What is the peak CO2 production year slider for?

Once KISS has been calibrated, it can be used to predict the climate consequences of future CO2 production by humans. To avoid the most serious consequences of climate change, temperature increases should be kept below 2 ºC (i.e. the global average should stay below 16 ºC).

The scenarios investigated by KISS assume that CO2 production increases steadily from today’s value until a date specified by the user: the year of peak carbon dioxide production. The default value of 2030 is very optimistic. What happens if you replace it by a more realistic estimate of 2050?  Do we still meet the targets of the Paris Climate Agreement? Can we give ourselves much more time by simply slowing the rate of increase for the next few decades?

What is the CO2 release rate?

(C) Progress Telerik

KISS assumes that, up until the date set for peak CO2 production, the amount produced will go up by a fixed amount every year. The default value assumes that production continues to increase at the same rate that it did between 2000 and 2010 (i.e. an increase every year by an average of 0.88 Gt/year) but you can decrease this to simulate the effect of meaningful efforts to constrain outputs immediately or you can increase it to simulate the effect of rapid economic growth in a world which, for whatever reason, no longer feels the need for restraint.
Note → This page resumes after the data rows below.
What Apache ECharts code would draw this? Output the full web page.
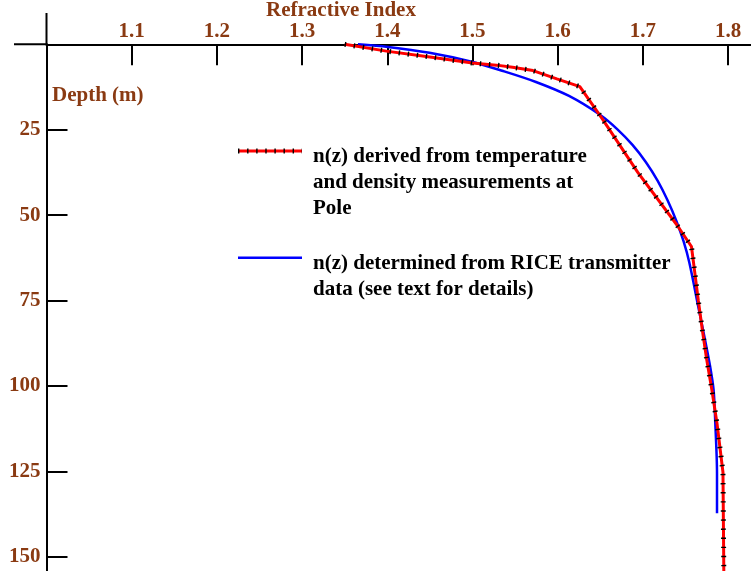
<!DOCTYPE html>
<html>
<head>
<meta charset="utf-8">
<script src="https://cdn.jsdelivr.net/npm/echarts@6/dist/echarts.min.js"></script>
<style>
html,body{margin:0;padding:0;background:#fff;}
#c{width:751px;height:571px;}
</style>
</head>
<body>
<div id="c"></div>
<script>
// ---- data ----
const indexTicks = [1.1, 1.2, 1.3, 1.4, 1.5, 1.6, 1.7, 1.8];
const depthTicks = [25, 50, 75, 100, 125, 150];

// n(z) derived from temperature and density measurements at Pole (red)
const redIndex = [1.350, 1.399, 1.450, 1.500, 1.528, 1.547, 1.571, 1.599, 1.626, 1.652, 1.694, 1.740, 1.757, 1.761, 1.765, 1.770, 1.775, 1.781, 1.787, 1.794, 1.795];
const redDepth = [0, 2.0, 3.7, 5.5, 6.1, 6.7, 7.7, 10.1, 12.4, 21.7, 37.5, 52.9, 59.2, 67.0, 74.9, 84.0, 92.4, 101.2, 111.0, 125.3, 154.2];

// n(z) determined from RICE transmitter data (blue)
const blueIndex = [1.3656, 1.4007, 1.4495, 1.4978, 1.5349, 1.5745, 1.6133, 1.6500, 1.6698, 1.6878, 1.7036, 1.7174, 1.7291, 1.7392, 1.7478, 1.7545, 1.765, 1.773, 1.779, 1.783, 1.785, 1.787, 1.787];
const blueDepth = [0, 0.76, 2.46, 5.01, 7.76, 11.04, 15.13, 20.70, 24.82, 29.45, 34.51, 39.99, 45.73, 51.67, 57.73, 63.91, 76.8, 86.6, 94.4, 101.2, 111.0, 125.6, 137.3];

const legendRed = ['n(z) derived from temperature', 'and density measurements at', 'Pole'];
const legendBlue = ['n(z) determined from RICE transmitter', 'data (see text for details)'];
const xTitle = 'Refractive Index';
const yTitle = 'Depth (m)';

// ---- chart ----
const brown = '#8a3a12';
const FONT = '"Liberation Serif", "Times New Roman", serif';
const FS = 21;
const redData = redIndex.map((v, i) => [v, redDepth[i]]);
const blueData = blueIndex.map((v, i) => [v, blueDepth[i]]);

const chart = echarts.init(document.getElementById('c'), null, {renderer: 'canvas'});

function txt(s, x, y, color, align) {
  return {
    type: 'text', silent: true, z: 100,
    style: {
      text: s, x: x, y: y, fill: color,
      font: 'bold ' + FS + 'px ' + FONT,
      align: align || 'left', verticalAlign: 'middle',
      textAlign: align || 'left', textVerticalAlign: 'middle'
    }
  };
}
function seg(x1, y1, x2, y2, stroke, w, dash) {
  const st = {stroke: stroke, lineWidth: w, lineCap: 'butt'};
  if (dash) st.lineDash = dash;
  return {type: 'line', silent: true, z: 100, shape: {x1, y1, x2, y2}, style: st};
}

const graphics = [
  // extensions of the axis lines beyond their crossing point
  seg(14, 44.3, 47, 44.3, '#000', 2),
  seg(46.5, 13, 46.5, 45, '#000', 2),
  txt(xTitle, 341, 11, brown, 'center'),
  txt(yTitle, 52, 96, brown, 'left'),
  // legend
  seg(238, 151, 302, 151, '#ff0000', 3),
  seg(238, 151, 302, 151, '#000', 5, [1.4, 7.7]),
  seg(238, 257.7, 302, 257.7, '#0000ff', 2.5)
];
legendRed.forEach((s, i) => graphics.push(txt(s, 313, 157 + i * 25.7, '#000')));
legendBlue.forEach((s, i) => graphics.push(txt(s, 313, 263.5 + i * 25.7, '#000')));

chart.setOption({
  animation: false,
  backgroundColor: '#fff',
  grid: {left: 46.5, top: 44.3, right: 0, bottom: 0, containLabel: false, outerBoundsMode: 'none'},
  xAxis: {
    type: 'value', position: 'top',
    min: 1.0, max: 1.8269,
    splitLine: {show: false},
    axisLine: {show: true, onZero: false, lineStyle: {color: '#000', width: 2}},
    axisTick: {show: true, inside: true, length: 21, customValues: indexTicks, lineStyle: {color: '#000', width: 2}},
    axisLabel: {
      show: true, customValues: indexTicks, margin: 2,
      formatter: v => Number(v).toFixed(1),
      color: brown, fontFamily: FONT, fontWeight: 'bold', fontSize: FS
    }
  },
  yAxis: {
    type: 'value', inverse: true,
    min: 0, max: 154.2,
    splitLine: {show: false},
    axisLine: {show: true, onZero: false, lineStyle: {color: '#000', width: 2}},
    axisTick: {show: true, inside: true, length: 21, customValues: depthTicks, lineStyle: {color: '#000', width: 2}},
    axisLabel: {
      show: true, customValues: depthTicks, margin: 6,
      color: brown, fontFamily: FONT, fontWeight: 'bold', fontSize: FS
    }
  },
  series: [
    {
      name: 'RICE', type: 'line', data: blueData, smooth: 0.3,
      symbol: 'none', silent: true, z: 2,
      lineStyle: {color: '#0000ff', width: 2.5}
    },
    {
      name: 'Pole', type: 'line', data: redData,
      symbol: 'none', silent: true, z: 3,
      lineStyle: {color: '#ff0000', width: 3}
    },
    {
      name: 'PoleTicks', type: 'line', data: redData,
      symbol: 'none', silent: true, z: 4,
      lineStyle: {color: '#000', width: 5, type: [1.4, 7.7], cap: 'butt'}
    }
  ],
  graphic: graphics
});
</script>
</body>
</html>
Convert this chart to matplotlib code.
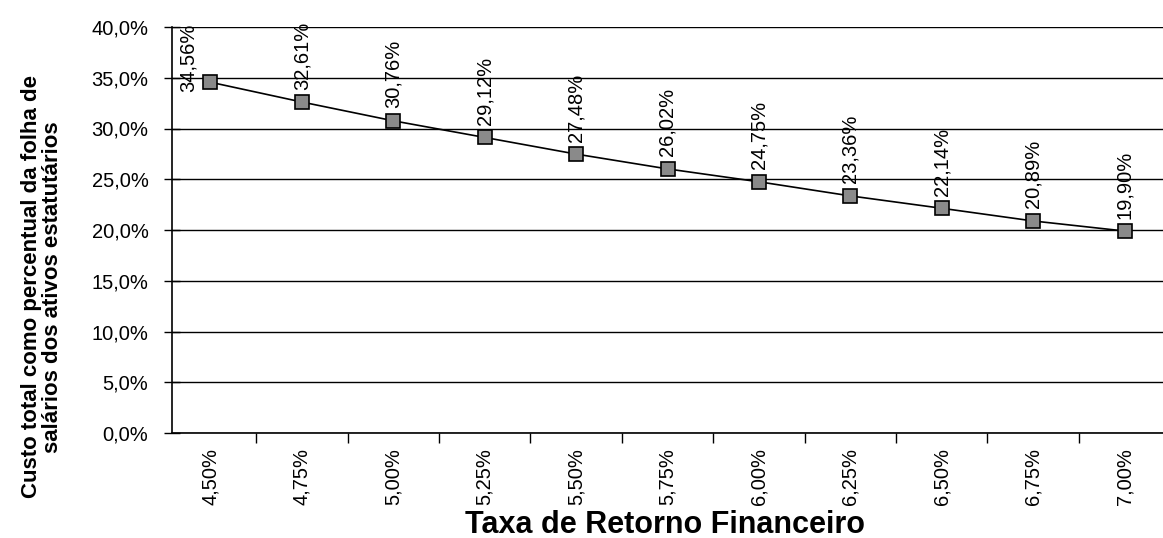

What does Decay timescale mean?

The rate of anthropogenic CO2 production is assumed to decay after the year of peak CO2 production. This is specified in KISS by giving a half-life, i.e. the time taken for the production to fall by half. The default value of 35 years (together with the default peak year of 2030) therefore implies that humanity’s production of CO2 in 2065 will be half of the peak value in 2030. It then continues to fall by half every 35 years so that it will only be one quarter of the 2030 value by 2100. Adjusting this therefore models the effect of rapid, or less rapid, replacement of CO2 generating activities.

Correlation is not causation!

The KISS model only really shows:

  1. That the rise in atmospheric CO2 over the last 60 years is strongly correlated with the amount of CO2 that has been emitted by human activities.
  2. That the rise in temperatures over the last 150 years is strongly correlated with the rise in CO2 in our atmosphere.

Climate-change skeptics are fond of using the slogan “correlation is not causation” as a way of dismissing such facts but, in doing so, they are fundamentally misunderstanding scientific method. There is a genuine problem in that correlations cannot tell you what is cause and what is effect. But that’s not what we do in science. Instead we use a theory of cause and effect to predict correlations and then we look for those correlations as a way to support our theories. For example, simple physics predicts that the harder you throw a ball the further it will go and this can be tested by looking to see if throwing-distance is correlated with throwing-power. In exactly the same way we can predict that the more CO2 we put into the air, the higher the concentration of CO2 will be and then we can look for that correlation. Similarly, from our understanding of the heat-transmission properties of CO2, we can predict that the more of this there is in the atmosphere the higher will be the temperature. Then we can look for the correlation.